Exercise input
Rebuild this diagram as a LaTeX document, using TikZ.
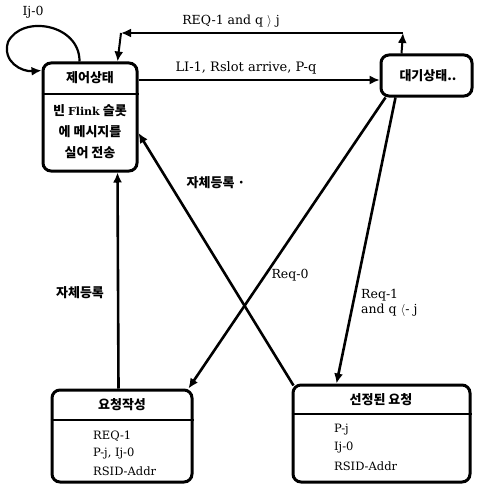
\documentclass[tikz,border=0pt]{standalone}
\usepackage{fontspec}
\setmainfont{DejaVu Serif}
\newfontfamily\kr{Noto Sans CJK KR}
\usetikzlibrary{arrows.meta,calc}
\begin{document}
\begin{tikzpicture}[x=1pt,y=-1pt,
  every node/.style={font=\fontsize{11.5}{14}\selectfont, inner sep=1pt},
  statebox/.style={draw, line width=3pt, rounded corners=8pt, inner sep=0pt},
  sepline/.style={line width=1.1pt},
  arr/.style={line width=2.6pt, -{Latex[length=10pt,width=9pt]}},
  thinarr/.style={line width=1.4pt, -{Latex[length=10pt,width=9pt]}},
  krt/.style={font=\kr\bfseries\fontsize{13}{15}\selectfont},
  lbl/.style={font=\fontsize{12.5}{15}\selectfont}]
\useasboundingbox (0,0) rectangle (479,487);

% boxes
\node[statebox, minimum width=94pt, minimum height=108pt] (ctrl) at (90,117) {};
\node[statebox, minimum width=91pt, minimum height=41pt] (wait) at (426.5,75.5) {};
\node[statebox, minimum width=140pt, minimum height=92pt] (req) at (122,436) {};
\node[statebox, minimum width=177pt, minimum height=97pt] (sel) at (381.5,433.5) {};

% separator lines
\coordinate (h1) at (0,94);
\coordinate (h2) at (0,420);
\coordinate (h3) at (0,414);
\draw[sepline] (ctrl.west |- h1) -- (ctrl.east |- h1);
\draw[sepline] (req.west |- h2) -- (req.east |- h2);
\draw[sepline] (sel.west |- h3) -- (sel.east |- h3);

% texts in boxes
\node[krt] (ctrlT) at (90,78) {제어상태};
\node[krt] (ctrlB1) at (90,111) {빈 \textrm{\bfseries\fontsize{11}{14}\selectfont Flink} 슬롯};
\node[krt] (ctrlB2) at (90,132) {에 메시지를};
\node[krt] (ctrlB3) at (90,153) {실어 전송};
\node[krt] (waitT) at (428,76) {대기상태..};
\node[krt] (reqT) at (122,405) {요청작성};
\node[anchor=west] (reqB1) at (92,436) {REQ-1};
\node[anchor=west] (reqB2) at (92,454) {P-j, Ij-0};
\node[anchor=west] (reqB3) at (92,471) {RSID-Addr};
\node[krt] (selT) at (381,400) {선정된 요청};
\node[anchor=west] (selB1) at (333,430) {P-j};
\node[anchor=west] (selB2) at (333,448) {Ij-0};
\node[anchor=west] (selB3) at (333,466) {RSID-Addr};

% self loop
\coordinate (ls) at ($(ctrl.north west)+(38,0)$);
\coordinate (le) at ($(ctrl.north west)+(0,9)$);
\draw[arr, line width=2.2pt] (ls) .. controls (80,24) and (22,14) .. (8,42) .. controls (2,62) and (22,72) .. (le);
\node[lbl] (loopL) at (33,12) {Ij-0};

% REQ-1 and q > j
\coordinate (cR) at (403,33);
\coordinate (cL) at (121,33);
\draw[arr, line width=2pt] ($(wait.north west)+(22,0)$) -- (cR);
\draw[arr, line width=2pt] (cR) -- (cL);
\draw[arr, line width=2pt] (cL) -- ($(ctrl.north west)+(76,0)$);
\node[lbl] (reqL) at (231,21) {REQ-1 and q $\rangle$ j};

% LI-1
\coordinate (y79) at (0,80);
\draw[thinarr] (ctrl.east |- y79) -- (wait.west |- y79);
\node[lbl, font=\fontsize{13}{15}\selectfont] (liL) at (246,68) {LI-1, Rslot arrive, P-q};

% Req-0
\draw[arr] ($(wait.south west)+(6,0)$) -- ($(req.north east)+(-5,0)$);
\node[lbl] (req0L) at (290,275) {Req-0};

% Req-1
\draw[arr] ($(wait.south west)+(16,0)$) -- ($(sel.north west)+(45,0)$);
\node[lbl, align=left, anchor=west] (req1L) at (360,303) {Req-1\\and q $\langle$- j};

% self registration from selected request
\draw[arr] ($(sel.north west)+(2,2)$) -- ($(ctrl.east)+(0,16)$);
\node[krt] (srL1) at (216,183) {자체등록 ·};

% self registration from request creation
\draw[arr] ($(req.north west)+(68,0)$) -- ($(ctrl.south west)+(76,0)$);
\node[krt] (srL2) at (80,293) {자체등록};
\end{tikzpicture}
\end{document}
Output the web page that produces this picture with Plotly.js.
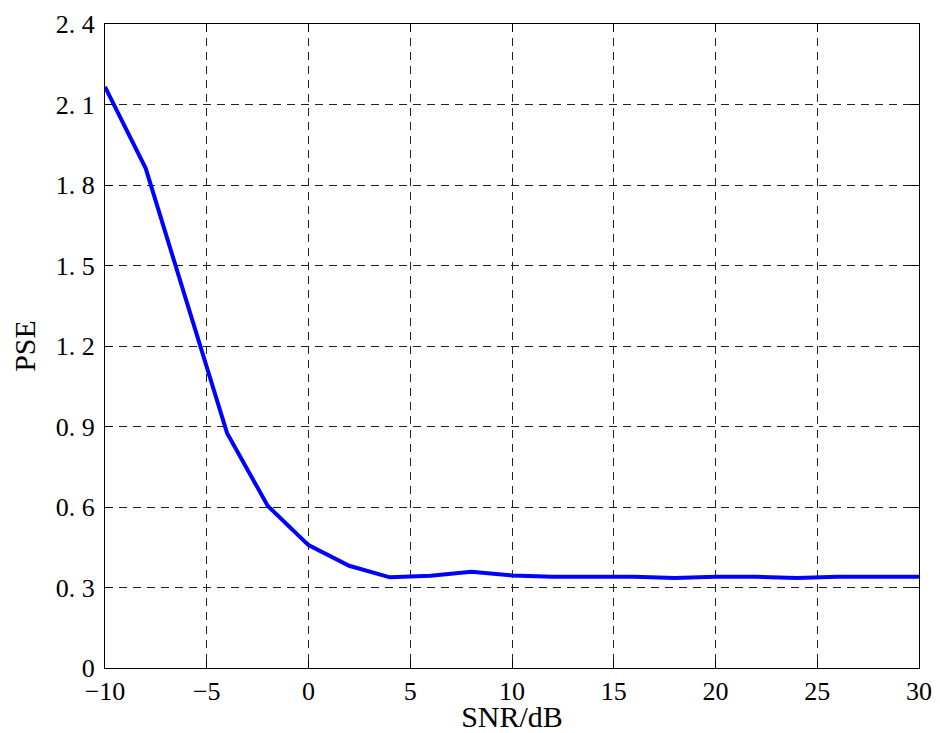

The problem
Copy out every line that includes the word "this".

Finished task
Rebuild this diagram as a LaTeX document, using TikZ.
Output the web page that produces this picture with Plotly.js.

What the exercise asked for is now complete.